Two employees from a research division near Boston formed the data communications manufacturer Codex Corporation in 1962. Many prospered in the 1970s and 1980s, but then left the area, due to industrial consolidations, mergers, and acquisitions. Meloy Laboratories continued Melpar's biotechnical, pharmaceutical research until Rhône-Poulenc moved the operation to Philadelphia in the 1980s. A flight simulator spin-off named Simulation Engineering Corporation (Secor), went through four changes in ownership in Northern Virginia–from Sperry Rand to Honeywell to Hughes to Raytheon - before being moved to Texas in 1998. The same employees started a second company, Quintron, which was purchased by Loral for $22 million and later owned by Lockheed. A few companies still reside in Northern Virginia –VSE Inc in Alexandria (1300 employees), RSI Inc in Sterling (500 employees), ISOMET in Manassas, ST Research (now a division of Boeing called Argon ST) in Newington, as well as half a dozen small machine shops.

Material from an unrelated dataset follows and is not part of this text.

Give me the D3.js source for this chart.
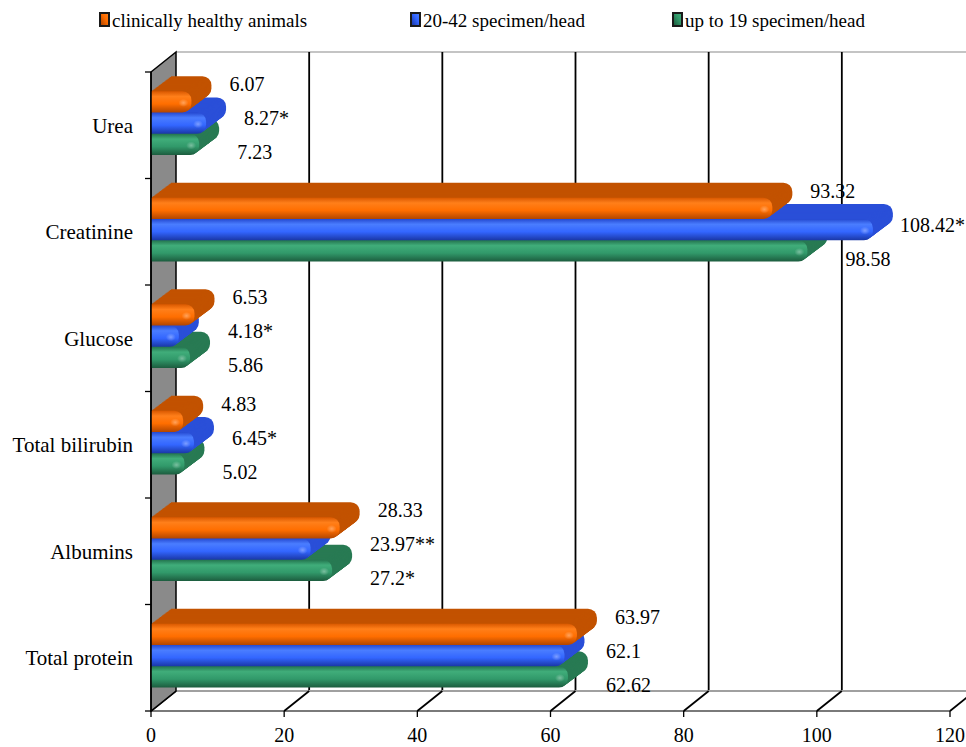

For almost 50 years Melpar used the same facility on U.S. Route 50 in Virginia and had about 1,500 employees. The company went through several changes in ownership, being purchased by LTV Electrosystems in 1970 (changed to E-Systems in 1972) and the Raytheon Company in 1995. The name Melpar was discontinued in 1994 and the facility served as headquarters for Raytheon's Strategic Systems Division. Over the last 25 to 30 years the company performed some government electronics contracts, such as production and support of ground systems for the U-2 reconnaissance aircraft, and unmanned aerial vehicles. Additionally this facility managed information systems for agencies such as the US Department of Education, and fabricated and tested electronic products.
In 2010 Raytheon moved out of the building at 7700 Arlington Boulevard, and it was remodeled for Tricare.